Marfa’s Judd Foundation sues Kim Kardashian over allegedly fake Judd tables

The lawsuit accuses the reality TV star of falsely claiming in a YouTube video that tables at her skincare company’s office were designed by the late minimalist artist Donald Judd.

By Travis Bubenik, Marfa Public RadioApril 4, 2024 10:00 am, ,

From Marfa Public Radio:

An arts organization partly based in Marfa is suing Kim Kardashian for allegedly falsely claiming that wooden tables at the reality TV star’s skincare company office were authentic Donald Judd-designed furniture pieces.

The trademark infringement lawsuit filed in federal court Wednesday stems from an August 2022 YouTube video in which Kardashian showed off the sleekly designed offices of her SKKN BY KIM company.

At one point in the video, which TMZ posted a clip of Wednesday, Kardashian walks over to what she calls “Donald Judd tables,” pointing out a pair of long, wooden tables that echo the distinctive design aesthetic of the late minimalist artist.

In a statement, the Judd Foundation said Wednesday it had brought the lawsuit in part because the video remained active on YouTube and had racked up more than 3.7 million views. The video was no longer viewable on YouTube as of Thursday morning.

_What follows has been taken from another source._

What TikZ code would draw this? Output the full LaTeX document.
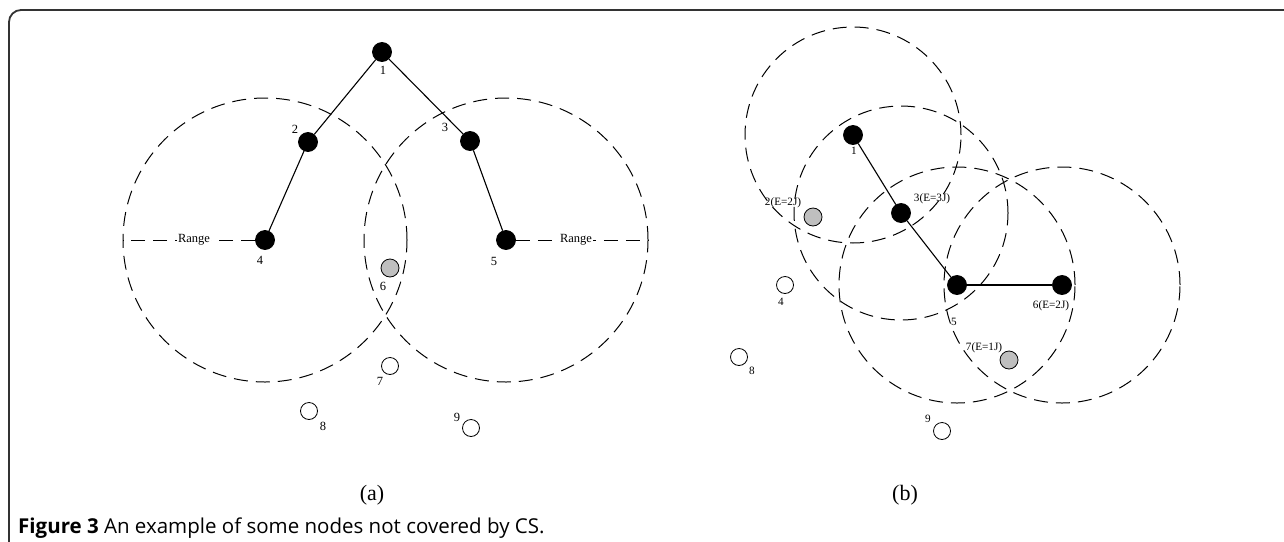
\documentclass[tikz,border=0pt]{standalone}
\usepackage{fontspec}
\setmainfont{Liberation Serif}
\newfontfamily\capfont{Open Sans}
\begin{document}
\begin{tikzpicture}[x=1pt,y=-1pt,
  sensor/.style={circle,draw=black,line width=0.8pt,minimum size=19pt,inner sep=0pt},
  headnode/.style={sensor,fill=black},
  lownode/.style={sensor,fill=black!25,minimum size=18pt},
  idlenode/.style={sensor,fill=white,minimum size=17pt},
  link/.style={line width=1.1pt},
  rangecirc/.style={dash pattern=on 14pt off 8pt,line width=1pt},
  laba/.style={font=\fontsize{12.5}{14}\selectfont,inner sep=0pt},
  labb/.style={font=\fontsize{11.2}{13}\selectfont,inner sep=0pt},
  panel/.style={font=\fontsize{22}{24}\selectfont,inner sep=0pt}
]
\useasboundingbox (0,0) rectangle (1284,541);

% outer frame
\draw[line width=1.8pt,black!80,rounded corners=12pt] (1290,10) -- (9,10) -- (9,548);

% ---------------- panel (a) ----------------
\node[headnode] (a1) at (382,52) {};
\node[headnode] (a2) at (308,142) {};
\node[headnode] (a3) at (470,141) {};
\node[headnode] (a4) at (265,240) {};
\node[headnode] (a5) at (506,240) {};
\node[lownode]  (a6) at (390,268) {};
\node[idlenode] (a7) at (390,366) {};
\node[idlenode] (a8) at (309,411) {};
\node[idlenode] (a9) at (471,428) {};

\draw[rangecirc] (a4) circle[radius=142pt];
\draw[rangecirc] (a5) circle[radius=142pt];

\coordinate (ra) at (123,240);
\coordinate (rb) at (648,240);
\draw[rangecirc] (a4) -- (ra);
\draw[rangecirc] (a5) -- (rb);
\node[laba,fill=white,inner xsep=1pt,inner ysep=2pt] (rangea) at (194,240) {Range};
\node[laba,fill=white,inner xsep=1pt,inner ysep=2pt] (rangeb) at (576,240) {Range};

\draw[link] (a1) -- (a2);
\draw[link] (a2) -- (a4);
\draw[link] (a1) -- (a3);
\draw[link] (a3) -- (a5);

\node[laba] (la1) at (383,70) {1};
\node[laba] (la2) at (295,129) {2};
\node[laba] (la3) at (445,127) {3};
\node[laba] (la4) at (260,260) {4};
\node[laba] (la5) at (494,261) {5};
\node[laba] (la6) at (383,286) {6};
\node[laba] (la7) at (380,381) {7};
\node[laba] (la8) at (323,426) {8};
\node[laba] (la9) at (457,417) {9};

\node[panel] (capa) at (372,495) {(a)};

% ---------------- panel (b) ----------------
\node[headnode] (b1) at (853,135) {};
\node[headnode] (b3) at (901,213) {};
\node[headnode] (b5) at (957,285) {};
\node[headnode] (b6) at (1062,285) {};
\node[lownode]  (b2) at (813,217) {};
\node[lownode]  (b7) at (1009,360) {};
\node[idlenode] (b4) at (785,285) {};
\node[idlenode] (b8) at (739,357) {};
\node[idlenode] (b9) at (942,431) {};

\draw[rangecirc] (b1) circle[radius=108pt];
\draw[rangecirc] (b3) circle[radius=107pt];
\draw[rangecirc] (b5) circle[radius=118pt];
\draw[rangecirc] (b6) circle[radius=118pt];

\draw[link] (b1) -- (b3);
\draw[link] (b3) -- (b5);
\draw[link] (b5) -- (b6);

\node[labb] (lb1) at (854,151) {1};
\node[labb] (lb2) at (783,203) {2(E=2J)};
\node[labb] (lb3) at (932,199) {3(E=3J)};
\node[labb] (lb4) at (781,302) {4};
\node[labb] (lb5) at (954,322) {5};
\node[labb] (lb6) at (1051,306) {6(E=2J)};
\node[labb] (lb7) at (984,348) {7(E=1J)};
\node[labb] (lb8) at (752,371) {8};
\node[labb] (lb9) at (928,419) {9};

\node[panel] (capb) at (905,495) {(b)};

% ---------------- caption ----------------
\node[anchor=base west,inner sep=0pt,font=\capfont\fontsize{20.5}{23}\selectfont] (caption) at (18,533)
  {\textbf{Figure 3} An example of some nodes not covered by CS.};
\end{tikzpicture}
\end{document}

The lawsuit also accuses the Los Angeles-based firm Clements Design of purposefully designing, building and promoting fake, plywood versions of Judd tables.

“Judd Foundation’s attempt to resolve this matter without litigation was met with delays and excuses from Ms. Kardashian and Clements Design,” the arts organization said in a statement, adding that Kardashian and the company’s actions undermine “Judd’s legacy and impairs the Foundation’s ability to control the quality and goodwill of his iconic designs.”

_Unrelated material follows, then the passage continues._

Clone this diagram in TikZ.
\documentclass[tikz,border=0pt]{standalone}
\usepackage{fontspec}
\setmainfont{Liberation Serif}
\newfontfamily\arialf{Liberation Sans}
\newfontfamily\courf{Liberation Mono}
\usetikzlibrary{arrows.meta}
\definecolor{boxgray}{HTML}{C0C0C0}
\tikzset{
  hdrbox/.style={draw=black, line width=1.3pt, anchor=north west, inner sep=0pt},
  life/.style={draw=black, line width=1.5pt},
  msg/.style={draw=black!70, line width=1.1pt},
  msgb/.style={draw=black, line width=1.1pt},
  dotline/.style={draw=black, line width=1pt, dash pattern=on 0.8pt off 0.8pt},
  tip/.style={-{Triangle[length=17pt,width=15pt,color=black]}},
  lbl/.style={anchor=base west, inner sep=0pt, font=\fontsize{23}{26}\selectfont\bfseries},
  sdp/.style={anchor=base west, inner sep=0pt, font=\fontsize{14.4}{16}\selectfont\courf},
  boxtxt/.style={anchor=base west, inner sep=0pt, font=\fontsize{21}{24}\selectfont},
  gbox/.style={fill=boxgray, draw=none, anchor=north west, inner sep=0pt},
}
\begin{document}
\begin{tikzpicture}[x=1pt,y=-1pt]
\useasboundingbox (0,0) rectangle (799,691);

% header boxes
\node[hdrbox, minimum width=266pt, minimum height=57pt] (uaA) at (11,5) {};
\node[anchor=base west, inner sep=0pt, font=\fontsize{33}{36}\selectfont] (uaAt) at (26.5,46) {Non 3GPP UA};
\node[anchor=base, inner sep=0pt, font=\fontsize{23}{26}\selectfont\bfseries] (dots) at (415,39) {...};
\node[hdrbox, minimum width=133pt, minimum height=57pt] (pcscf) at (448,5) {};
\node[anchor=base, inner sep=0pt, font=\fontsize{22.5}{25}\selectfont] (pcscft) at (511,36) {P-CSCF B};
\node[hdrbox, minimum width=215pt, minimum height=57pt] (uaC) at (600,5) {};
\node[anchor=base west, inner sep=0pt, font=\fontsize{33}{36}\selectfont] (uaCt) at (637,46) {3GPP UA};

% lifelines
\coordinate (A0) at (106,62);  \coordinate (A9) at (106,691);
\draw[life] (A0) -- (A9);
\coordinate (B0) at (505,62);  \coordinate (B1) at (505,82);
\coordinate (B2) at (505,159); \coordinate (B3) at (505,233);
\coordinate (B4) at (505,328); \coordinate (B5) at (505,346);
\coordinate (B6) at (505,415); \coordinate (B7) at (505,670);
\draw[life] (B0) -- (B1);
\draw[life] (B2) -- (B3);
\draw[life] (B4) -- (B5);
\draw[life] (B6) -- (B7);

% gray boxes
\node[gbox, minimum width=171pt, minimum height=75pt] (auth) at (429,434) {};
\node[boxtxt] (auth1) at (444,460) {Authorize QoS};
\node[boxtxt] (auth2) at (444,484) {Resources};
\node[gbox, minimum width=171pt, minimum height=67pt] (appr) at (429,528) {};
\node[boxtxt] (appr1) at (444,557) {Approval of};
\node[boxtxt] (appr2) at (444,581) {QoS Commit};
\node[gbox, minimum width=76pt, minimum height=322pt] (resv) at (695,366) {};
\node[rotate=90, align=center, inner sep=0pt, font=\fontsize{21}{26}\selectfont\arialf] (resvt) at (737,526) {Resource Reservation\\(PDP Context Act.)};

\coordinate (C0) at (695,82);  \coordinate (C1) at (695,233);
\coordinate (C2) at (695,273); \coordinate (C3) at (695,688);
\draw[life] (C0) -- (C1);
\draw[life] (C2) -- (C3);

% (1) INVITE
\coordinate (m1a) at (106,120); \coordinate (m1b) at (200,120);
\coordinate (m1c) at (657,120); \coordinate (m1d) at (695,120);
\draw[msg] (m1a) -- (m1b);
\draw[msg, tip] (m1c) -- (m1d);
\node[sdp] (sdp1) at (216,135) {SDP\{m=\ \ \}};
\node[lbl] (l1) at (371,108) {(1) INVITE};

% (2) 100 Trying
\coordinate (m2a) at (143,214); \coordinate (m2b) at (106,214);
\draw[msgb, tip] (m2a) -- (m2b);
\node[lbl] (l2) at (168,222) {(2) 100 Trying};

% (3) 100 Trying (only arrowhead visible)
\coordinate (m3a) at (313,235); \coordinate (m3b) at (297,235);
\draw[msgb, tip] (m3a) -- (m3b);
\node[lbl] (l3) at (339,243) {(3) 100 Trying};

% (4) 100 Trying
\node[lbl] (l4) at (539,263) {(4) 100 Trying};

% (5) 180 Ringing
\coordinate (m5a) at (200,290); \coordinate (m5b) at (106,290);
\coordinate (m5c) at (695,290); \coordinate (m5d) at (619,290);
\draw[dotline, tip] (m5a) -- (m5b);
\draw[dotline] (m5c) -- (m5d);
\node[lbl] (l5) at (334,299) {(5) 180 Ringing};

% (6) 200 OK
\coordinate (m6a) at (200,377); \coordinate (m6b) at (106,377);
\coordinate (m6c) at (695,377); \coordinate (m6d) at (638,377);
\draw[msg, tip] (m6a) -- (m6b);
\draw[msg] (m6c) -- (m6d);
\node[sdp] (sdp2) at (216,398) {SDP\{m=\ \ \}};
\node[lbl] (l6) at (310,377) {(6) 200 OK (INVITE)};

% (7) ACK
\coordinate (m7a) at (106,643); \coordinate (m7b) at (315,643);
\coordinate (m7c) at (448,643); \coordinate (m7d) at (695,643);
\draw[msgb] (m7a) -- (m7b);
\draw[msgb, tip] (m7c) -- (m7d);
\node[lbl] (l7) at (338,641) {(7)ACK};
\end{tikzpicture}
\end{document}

“We deny that Ms. Kardashian has any liability in this matter, as we have previously explained to the Judd Foundation and its counsel,” Michael Rhodes, an attorney representing the celebrity, said in a statement.

The design firm disputed the lawsuit’s claims in a statement to the New York Times,arguing there were “obvious key differences” in the furniture designs and that the Judd Foundation “was unwilling to settle on reasonable terms.”

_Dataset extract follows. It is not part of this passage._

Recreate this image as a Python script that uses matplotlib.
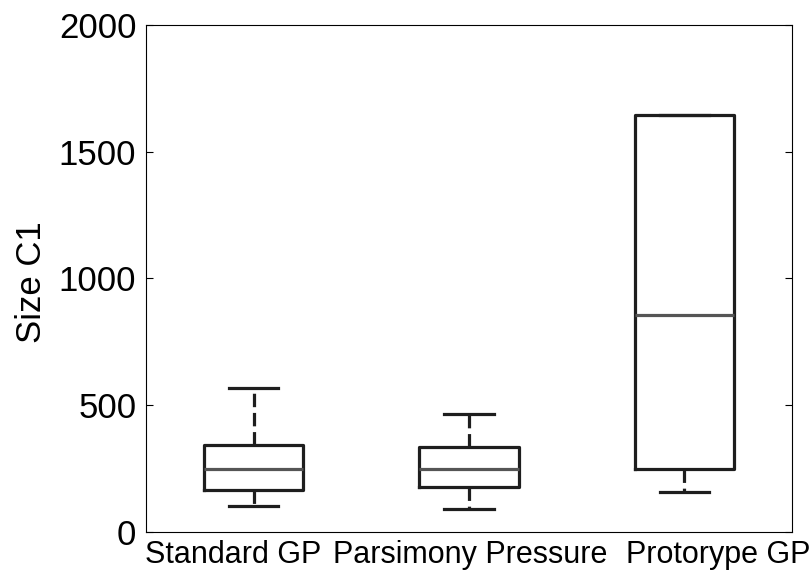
import matplotlib
matplotlib.use("Agg")
import matplotlib.pyplot as plt

plt.rcParams['font.family'] = ['Liberation Sans', 'DejaVu Sans']

# Methods compared
categories = ["Standard GP", "Parsimony Pressure", "Protorype GP"]

# Box-plot summary statistics for solution size
whisker_low = [103, 91, 158]
quartile1 = [166, 178, 249]
medians = [248, 248, 856]
quartile3 = [343, 335, 1645]
whisker_high = [568, 465, 1645]

y_ticks = [0, 500, 1000, 1500, 2000]

stats = []
for lab, lo, q1, med, q3, hi in zip(categories, whisker_low, quartile1,
                                     medians, quartile3, whisker_high):
    stats.append(dict(label=lab, whislo=lo, q1=q1, med=med, q3=q3,
                      whishi=hi, fliers=[]))

fig = plt.figure(figsize=(8.12, 5.76), dpi=100)
ax = fig.add_axes([0.1798, 0.0764, 0.7956, 0.8802])

box_col = "#1e1e1e"
lw = 2.3
ax.bxp(stats, positions=[1, 2, 3], widths=0.46, capwidths=0.23,
       showfliers=False,
       boxprops=dict(color=box_col, linewidth=lw),
       whiskerprops=dict(color=box_col, linewidth=lw, linestyle=(0, (4.2, 1.8))),
       capprops=dict(color=box_col, linewidth=lw),
       medianprops=dict(color="#555555", linewidth=lw))

ax.set_xlim(0.5, 3.5)
ax.set_ylim(0, 2000)
ax.set_yticks(y_ticks)
ax.set_yticklabels([str(v) for v in y_ticks], fontsize=25)

# Group labels sit under the boxes, spread so they do not collide
label_pos = [0.905, 2.005, 3.159]
ax.set_xticks(label_pos)
ax.set_xticklabels(categories, fontsize=22)
ax.tick_params(axis='x', length=0, pad=6)
ax.tick_params(axis='y', direction='in', length=5, width=0.8,
               right=True, pad=7)
ax.set_ylabel("Size C1", fontsize=25)
ax.yaxis.set_label_coords(-0.152, 0.492)
for s in ax.spines.values():
    s.set_linewidth(0.8)
    s.set_color("black")

fig.savefig("out.png", dpi=100)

Rainer Judd, the foundation’s president and the late artist’s daughter, said in a statement that the tables at the center of the case are “irrefutably fake.”

“The existence of inauthentic furniture undermines the integrity of his original work which includes specifications of design, craftsmanship, and materials,” she said.

In the lawsuit, the arts foundation claims that Clements Design “manufactured and sold knockoff versions” of two specific Judd designs to Kardashian: his “La Mansana Table 22” and “Chair 84” – iterations of which are located in one of the artist’s installation spaces in Marfa known as “the Arena.” The filing claims that the company used the foundation’s copyrighted photos of the actual furniture as part of its design proposal for the deal, “deceptively advertising that the works that would be provided to Ms. Kardashian were authorized.”

Unlike some of Judd’s other artwork – notably, his large-scale permanent concrete installations located in Marfa – furniture built according to his designs is readily available for sale. The Judd Foundation wrote in its lawsuit that the real La Mansana table retails for a baseline of $90,000, while the Chair 84 starts at $9,000.

The Judd Foundation is asking a judge to bar Kardashian from using Donald Judd’s name and trademark for any commercial purposes, to “correct her false statement” and even to “recycle the infringing Kardashian Tables and Chairs.”